The Supreme Court will hear arguments in March concerning two cases challenging the constitutionality of partisan gerrymandering.
The cases arise out of North Carolina and Maryland, where voters allege their politicians redrew their congressional district maps to favor one political party over the other.
The high court had heard a case out of Wisconsin the last term, which challenged partisan gerrymandering. But the justices sent it back to the lower court to decide whether the voters suffered adequate injury to bring the lawsuit, essentially punting on the issue.
“Whether it is Democrats or Republicans manipulating the election maps, gerrymanders cheat voters out of true representation,” said Karen Hobert Flynn, president of Common Cause, an organization that launched the complaints.
Advocacy groups are hoping the high court will set a clearer legal standard this time.
“Voters nationwide are ready for a ruling from the Supreme Court that finally declares that they come first, not self-interested politicians,” said Paul Smith, vice president at the Campaign Legal Center.
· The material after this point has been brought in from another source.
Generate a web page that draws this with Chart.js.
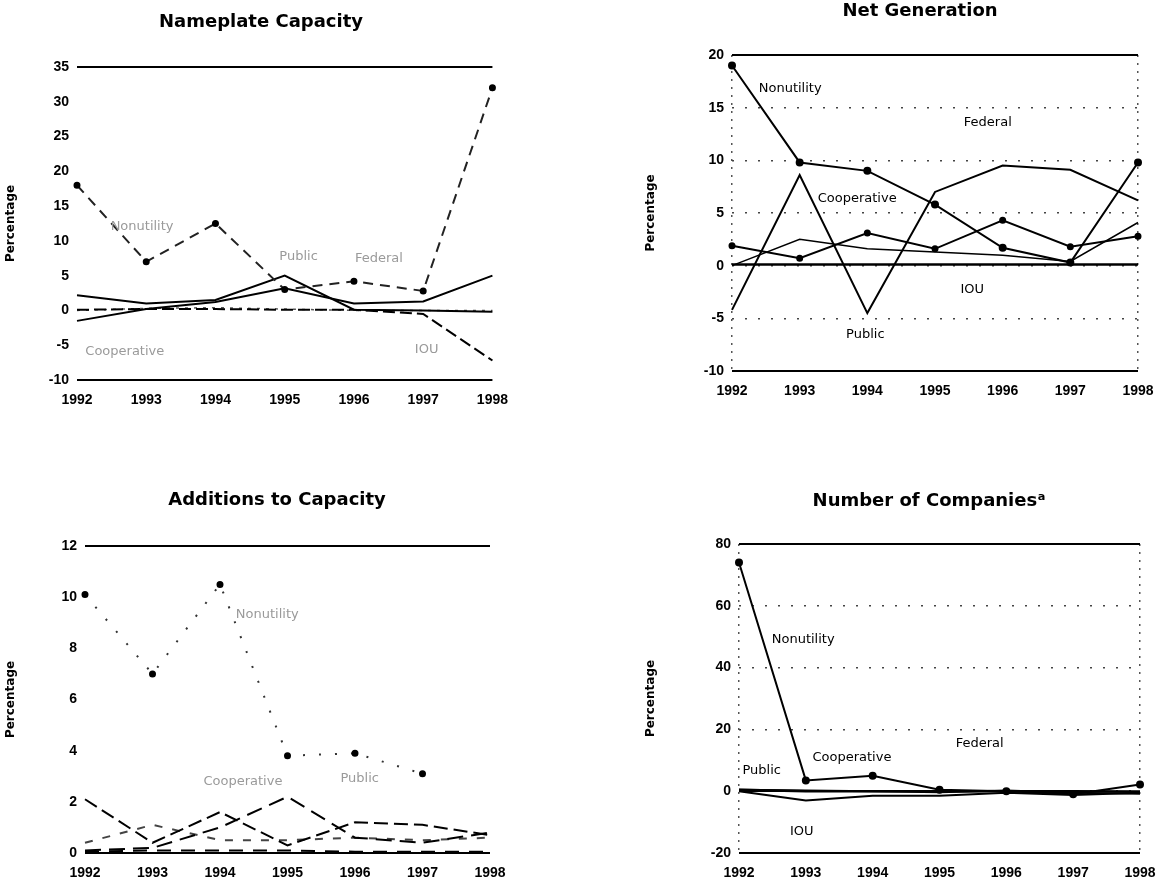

In Maryland, Republican voters accused the Democrat-led assembly of diluting Republican votes in one of the state’s congressional districts.
A lower court ruled the Maryland Democrats had violated the Constitution through their map drawing.
An appeal came to the high court last term and the justices said the lower court was correct in not issuing an injunction while the justices were considering the Wisconsin case.
The North Carolina case also had previously been pending appeal at the high court but was remanded back to the lower court after the justices decided the Wisconsin case.
The lower court found the voters had suffered adequate injury in order to bring the lawsuit and ruled in favor of the advocacy groups against the North Carolina Republican assembly.